» PROBLEM TO SOLVE: Omit all pictures. Copy the rest of the material exactly.

» PROVIDED MATERIAL:
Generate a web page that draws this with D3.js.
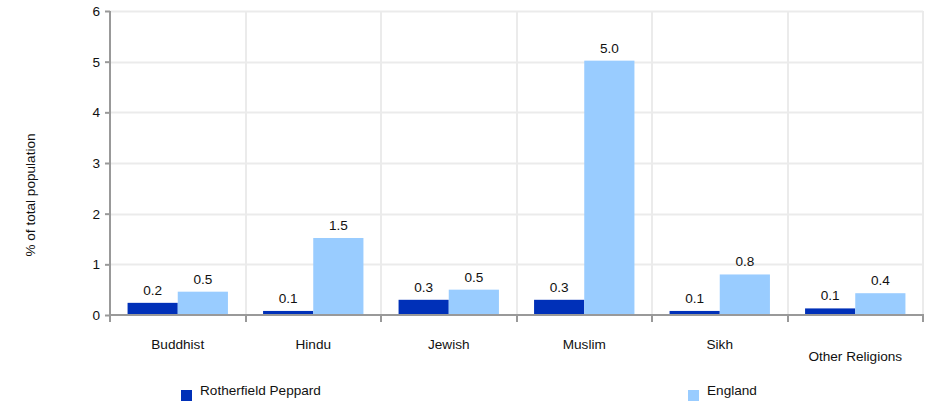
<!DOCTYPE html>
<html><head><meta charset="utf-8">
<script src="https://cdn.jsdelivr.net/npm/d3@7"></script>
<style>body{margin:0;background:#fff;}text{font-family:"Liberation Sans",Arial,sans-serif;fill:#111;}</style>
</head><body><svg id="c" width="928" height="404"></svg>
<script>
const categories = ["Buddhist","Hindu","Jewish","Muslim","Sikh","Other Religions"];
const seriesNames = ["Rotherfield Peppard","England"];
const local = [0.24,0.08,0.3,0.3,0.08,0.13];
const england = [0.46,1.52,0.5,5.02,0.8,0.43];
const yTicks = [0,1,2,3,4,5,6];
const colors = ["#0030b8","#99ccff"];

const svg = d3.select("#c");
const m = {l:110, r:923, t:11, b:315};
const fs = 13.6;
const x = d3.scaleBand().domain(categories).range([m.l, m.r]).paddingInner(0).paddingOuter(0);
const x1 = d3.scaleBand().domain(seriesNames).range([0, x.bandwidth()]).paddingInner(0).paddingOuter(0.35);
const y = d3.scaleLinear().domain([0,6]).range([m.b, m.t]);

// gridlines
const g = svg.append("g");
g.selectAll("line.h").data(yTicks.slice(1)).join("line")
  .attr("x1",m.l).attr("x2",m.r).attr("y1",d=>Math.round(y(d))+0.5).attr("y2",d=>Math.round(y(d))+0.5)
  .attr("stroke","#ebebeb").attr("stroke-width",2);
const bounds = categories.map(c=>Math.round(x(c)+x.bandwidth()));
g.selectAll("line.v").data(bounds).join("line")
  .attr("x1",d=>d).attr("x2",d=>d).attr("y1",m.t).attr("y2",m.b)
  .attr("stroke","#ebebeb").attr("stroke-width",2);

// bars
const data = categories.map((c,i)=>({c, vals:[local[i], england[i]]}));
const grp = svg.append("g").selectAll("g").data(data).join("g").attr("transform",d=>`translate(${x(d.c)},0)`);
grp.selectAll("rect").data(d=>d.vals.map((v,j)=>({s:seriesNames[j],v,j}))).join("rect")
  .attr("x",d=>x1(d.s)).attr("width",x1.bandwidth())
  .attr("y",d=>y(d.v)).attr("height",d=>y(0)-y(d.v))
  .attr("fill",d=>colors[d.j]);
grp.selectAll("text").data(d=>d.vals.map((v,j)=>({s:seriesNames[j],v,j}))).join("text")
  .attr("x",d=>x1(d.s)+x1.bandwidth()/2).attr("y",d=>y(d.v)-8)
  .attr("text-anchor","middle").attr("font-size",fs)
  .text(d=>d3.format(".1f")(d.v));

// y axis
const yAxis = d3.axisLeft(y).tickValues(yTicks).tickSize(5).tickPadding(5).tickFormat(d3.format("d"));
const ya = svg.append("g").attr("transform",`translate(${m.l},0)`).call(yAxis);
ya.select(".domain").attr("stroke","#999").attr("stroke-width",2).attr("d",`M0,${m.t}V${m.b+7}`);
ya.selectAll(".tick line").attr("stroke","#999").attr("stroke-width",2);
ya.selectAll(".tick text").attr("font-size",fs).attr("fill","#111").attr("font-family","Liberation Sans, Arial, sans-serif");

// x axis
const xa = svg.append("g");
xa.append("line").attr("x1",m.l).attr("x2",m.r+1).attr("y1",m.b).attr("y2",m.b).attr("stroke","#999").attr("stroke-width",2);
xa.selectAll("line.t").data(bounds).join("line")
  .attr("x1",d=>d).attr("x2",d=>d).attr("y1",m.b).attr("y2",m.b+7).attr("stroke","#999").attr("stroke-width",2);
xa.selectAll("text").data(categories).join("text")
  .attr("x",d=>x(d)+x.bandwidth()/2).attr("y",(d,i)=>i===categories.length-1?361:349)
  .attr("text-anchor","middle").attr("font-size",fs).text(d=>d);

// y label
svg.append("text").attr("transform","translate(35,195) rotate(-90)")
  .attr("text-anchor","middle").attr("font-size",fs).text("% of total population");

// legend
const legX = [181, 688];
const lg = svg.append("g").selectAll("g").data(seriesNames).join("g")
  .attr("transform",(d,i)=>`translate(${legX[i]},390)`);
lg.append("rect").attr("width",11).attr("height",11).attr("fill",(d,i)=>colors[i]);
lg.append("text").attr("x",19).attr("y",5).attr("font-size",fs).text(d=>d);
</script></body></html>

» CORRECT OUTPUT:
Generate a web page that draws this with D3.js.
<!DOCTYPE html>
<html><head><meta charset="utf-8">
<script src="https://cdn.jsdelivr.net/npm/d3@7"></script>
<style>body{margin:0;background:#fff;}text{font-family:"Liberation Sans",Arial,sans-serif;fill:#111;}</style>
</head><body><svg id="c" width="928" height="404"></svg>
<script>
const categories = ["Buddhist","Hindu","Jewish","Muslim","Sikh","Other Religions"];
const seriesNames = ["Rotherfield Peppard","England"];
const local = [0.24,0.08,0.3,0.3,0.08,0.13];
const england = [0.46,1.52,0.5,5.02,0.8,0.43];
const yTicks = [0,1,2,3,4,5,6];
const colors = ["#0030b8","#99ccff"];

const svg = d3.select("#c");
const m = {l:110, r:923, t:11, b:315};
const fs = 13.6;
const x = d3.scaleBand().domain(categories).range([m.l, m.r]).paddingInner(0).paddingOuter(0);
const x1 = d3.scaleBand().domain(seriesNames).range([0, x.bandwidth()]).paddingInner(0).paddingOuter(0.35);
const y = d3.scaleLinear().domain([0,6]).range([m.b, m.t]);

// gridlines
const g = svg.append("g");
g.selectAll("line.h").data(yTicks.slice(1)).join("line")
  .attr("x1",m.l).attr("x2",m.r).attr("y1",d=>Math.round(y(d))+0.5).attr("y2",d=>Math.round(y(d))+0.5)
  .attr("stroke","#ebebeb").attr("stroke-width",2);
const bounds = categories.map(c=>Math.round(x(c)+x.bandwidth()));
g.selectAll("line.v").data(bounds).join("line")
  .attr("x1",d=>d).attr("x2",d=>d).attr("y1",m.t).attr("y2",m.b)
  .attr("stroke","#ebebeb").attr("stroke-width",2);

// bars
const data = categories.map((c,i)=>({c, vals:[local[i], england[i]]}));
const grp = svg.append("g").selectAll("g").data(data).join("g").attr("transform",d=>`translate(${x(d.c)},0)`);
grp.selectAll("rect").data(d=>d.vals.map((v,j)=>({s:seriesNames[j],v,j}))).join("rect")
  .attr("x",d=>x1(d.s)).attr("width",x1.bandwidth())
  .attr("y",d=>y(d.v)).attr("height",d=>y(0)-y(d.v))
  .attr("fill",d=>colors[d.j]);
grp.selectAll("text").data(d=>d.vals.map((v,j)=>({s:seriesNames[j],v,j}))).join("text")
  .attr("x",d=>x1(d.s)+x1.bandwidth()/2).attr("y",d=>y(d.v)-8)
  .attr("text-anchor","middle").attr("font-size",fs)
  .text(d=>d3.format(".1f")(d.v));

// y axis
const yAxis = d3.axisLeft(y).tickValues(yTicks).tickSize(5).tickPadding(5).tickFormat(d3.format("d"));
const ya = svg.append("g").attr("transform",`translate(${m.l},0)`).call(yAxis);
ya.select(".domain").attr("stroke","#999").attr("stroke-width",2).attr("d",`M0,${m.t}V${m.b+7}`);
ya.selectAll(".tick line").attr("stroke","#999").attr("stroke-width",2);
ya.selectAll(".tick text").attr("font-size",fs).attr("fill","#111").attr("font-family","Liberation Sans, Arial, sans-serif");

// x axis
const xa = svg.append("g");
xa.append("line").attr("x1",m.l).attr("x2",m.r+1).attr("y1",m.b).attr("y2",m.b).attr("stroke","#999").attr("stroke-width",2);
xa.selectAll("line.t").data(bounds).join("line")
  .attr("x1",d=>d).attr("x2",d=>d).attr("y1",m.b).attr("y2",m.b+7).attr("stroke","#999").attr("stroke-width",2);
xa.selectAll("text").data(categories).join("text")
  .attr("x",d=>x(d)+x.bandwidth()/2).attr("y",(d,i)=>i===categories.length-1?361:349)
  .attr("text-anchor","middle").attr("font-size",fs).text(d=>d);

// y label
svg.append("text").attr("transform","translate(35,195) rotate(-90)")
  .attr("text-anchor","middle").attr("font-size",fs).text("% of total population");

// legend
const legX = [181, 688];
const lg = svg.append("g").selectAll("g").data(seriesNames).join("g")
  .attr("transform",(d,i)=>`translate(${legX[i]},390)`);
lg.append("rect").attr("width",11).attr("height",11).attr("fill",(d,i)=>colors[i]);
lg.append("text").attr("x",19).attr("y",5).attr("font-size",fs).text(d=>d);
</script></body></html>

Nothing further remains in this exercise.